REUTERS/SUHAIB SALEM

Para pemain tim nasional sepak bola Qatar merayakan gelar juara yang mereka raih setelah menundukkan Jepang, 3-1, di final Piala Asia, di Stadion Zayed Sports City, Abu Dhabi, Uni Emirat Arab, Jumat (1/2/2019). Pencapaian ini modal besar bagi Qatar sebelum menjadi tuan rumah Piala Dunia 2022.

Tampilnya Qatar sebagai juara baru Piala Asia pada perhelatan 2019 menghadirkan persaingan berbeda di sepak bola Asia. Tim-tim mapan bak tergoyahkan.

Dalam beberapa perhelatan terakhir, kampiun Piala Asia seolah bisa ditebak. Kekuatan-kekuatan elite Asia tak jauh dari Jepang, Arab Saudi, Iran, dan Korea Selatan. Tim "Samurai Biru" yang tersukses dengan empat kali juara, diikuti Arab Saudi dan Iran dengan tiga kali, serta Korsel dua kali.

Kebetulan, keempat tim ini juga langganan putaran final Piala Dunia. Di luar keempat kesebelasan ini, ada beberapa tim lain yang pernah menjadi juara Asia, yakni Israel, Kuwait, Irak, dan Australia, yang sejak 2006 bergabung dengan Konfederasi Sepak Bola Asia (AFC).

Munculnya Qatar sebagai juara Asia tahun ini tak terlepas dari kesinambungan pembinaan di negara yang kini didera krisis diplomatik akibat blokade negara-negara Arab Teluk itu. Uni Emirat Arab, tuan rumah Piala Asia 2019, termasuk yang memblokade Qatar.

Satu hal yang membuat Qatar berbeda adalah kesetiaan mereka pada Felix Sanchez, pelatih tim nasional Qatar. Juru taktik asal Spanyol itu memoles tim nasional Qatar sejak 2006 atau 13 tahun lalu ketika ia melatih Aspire Academy, sebuah tim berisi talenta-talenta muda. Singkatnya, Federasi Sepak Bola Qatar bukan termasuk yang hobi gonta-ganti pelatih.

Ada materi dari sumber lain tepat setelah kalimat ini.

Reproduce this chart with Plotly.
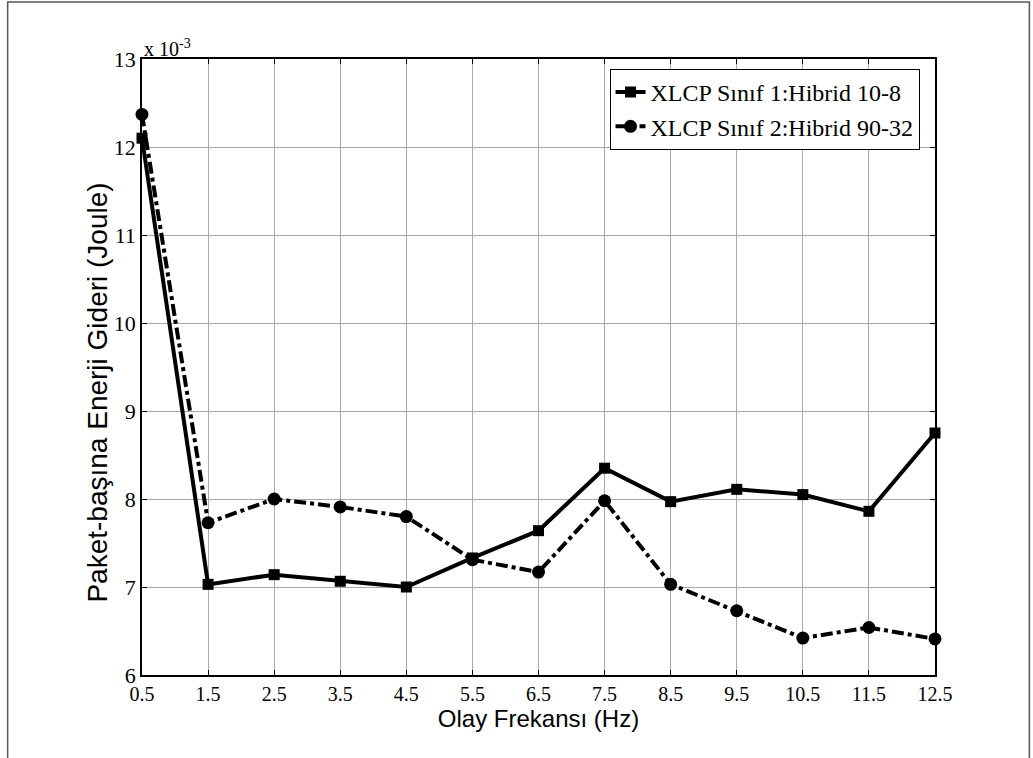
import plotly.graph_objects as go

freq = [0.5, 1.5, 2.5, 3.5, 4.5, 5.5, 6.5, 7.5, 8.5, 9.5, 10.5, 11.5, 12.5]
sinif1 = [12.10, 7.03, 7.14, 7.065, 7.00, 7.33, 7.64, 8.35, 7.97, 8.11, 8.05, 7.86, 8.75]
sinif2 = [12.37, 7.73, 8.00, 7.91, 7.80, 7.31, 7.17, 7.98, 7.03, 6.73, 6.42, 6.54, 6.41]
name1 = "XLCP Sınıf 1:Hibrid 10-8"
name2 = "XLCP Sınıf 2:Hibrid 90-32"
xticks = freq
yticks = [6, 7, 8, 9, 10, 11, 12, 13]
ytitle = "Paket-başına Enerji Gideri (Joule)"
xtitle = "Olay Frekansı (Hz)"

fig = go.Figure()
fig.add_trace(go.Scatter(x=freq, y=sinif1, name=name1, mode="lines+markers",
                         line=dict(color="black", width=4),
                         marker=dict(symbol="square", size=11, color="black"),
                         cliponaxis=False))
fig.add_trace(go.Scatter(x=freq, y=sinif2, name=name2, mode="lines+markers",
                         line=dict(color="black", width=4, dash="dashdot"),
                         marker=dict(symbol="circle", size=13, color="black"),
                         cliponaxis=False))

L, T, R, B = 141.5, 59, 935.5, 675
W, H = 1033, 758
pw, ph = R - L, B - T

axis_common = dict(showline=True, linecolor="black", linewidth=1.5, mirror="ticks",
                   ticks="inside", ticklen=5, tickcolor="black", tickwidth=1,
                   showgrid=True, gridcolor="#a8a8a8", gridwidth=1, zeroline=False)

fig.update_layout(
    width=W, height=H, autosize=False,
    margin=dict(l=L, r=W - R, t=T, b=H - B),
    paper_bgcolor="white", plot_bgcolor="white",
    xaxis=dict(range=[0.5, 12.5], tickvals=xticks, ticktext=[str(v) for v in xticks],
               tickfont=dict(family="Liberation Serif", size=20, color="black"),
               title=dict(text=xtitle, standoff=4,
                          font=dict(family="Liberation Sans", size=24, color="black")),
               **axis_common),
    yaxis=dict(range=[6, 13], tickvals=yticks, ticktext=[str(v) for v in yticks],
               tickfont=dict(family="Liberation Serif", size=22, color="black"),
               **axis_common),
    legend=dict(x=(920 - L) / pw, y=(B - 69) / ph, xanchor="right", yanchor="top",
                bgcolor="white", bordercolor="black", borderwidth=1,
                font=dict(family="Liberation Serif", size=24, color="black"),
                tracegroupgap=0),
    showlegend=True,
    annotations=[
        dict(x=0, y=1, xref="paper", yref="paper", xanchor="left", yanchor="bottom",
             text="x 10<sup>-3</sup>", showarrow=False, yshift=-3,
             font=dict(family="Liberation Serif", size=20, color="black")),
        dict(x=(97 - L) / pw, y=(B - 393) / ph, xref="paper", yref="paper",
             xanchor="center", yanchor="middle", textangle=-90,
             text=ytitle, showarrow=False,
             font=dict(family="Liberation Sans", size=28, color="black")),
    ],
    shapes=[dict(type="rect", xref="paper", yref="paper",
                 x0=(7 - L) / pw, x1=(1030 - L) / pw,
                 y0=(B - 790) / ph, y1=(B - 2) / ph,
                 line=dict(color="#555555", width=1.5), fillcolor="rgba(0,0,0,0)", layer="below")],
)

fig.write_html("out.html")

Seiring berjalannya waktu, Sanchez kemudian diberi tanggung jawab lebih besar, mulai dari tim nasional U-19, U-20, U-23, hingga tim senior. Masa kerja yang lama ini membuat Sanchez punya kedekatan emosional dengan para pemain. Tak heran, sejumlah pemain, salah satunya bek Bassam al-Rawi, menganggap Sanchez laksana ayahnya sendiri.

Kedekatan Sanchez dengan skuad tim Qatar itu pula yang membuatnya sukses memompa semangat Hassan al-Haydos dan kawan-kawan dalam sejumlah laga sengit.

Saat melawan Arab Saudi di fase grup dan Uni Emirat Arab di semifinal, tim Qatar diejek ribuan suporter di sepanjang laga gara-gara blokade politik. Namun, ketangguhan mental tim Qatar mampu mengatasi tekanan itu. Arab Saudi ditumbangkan 2-0, Uni Emirat Arab ditundukkan 4-0.

Di final, lagi-lagi Qatar juga bukan favorit, di hadapan Jepang yang langganan juara, dan tak pernah kalah selama berlaga di laga puncak Piala Asia. Toh, "Samurai Biru" takluk juga dengan skor 1-3.

Kemajuan Qatar tentu buah kesabaran federasi sepak bola negaranya dalam menciptakan tim nasional yang tangguh. Negara berpenduduk kurang dari 3 juta jiwa itu awalnya disangsikan kapasitasnya sebagai tuan rumah Piala Dunia 2022. Maklum, mereka belum pernah jadi "macan" Asia.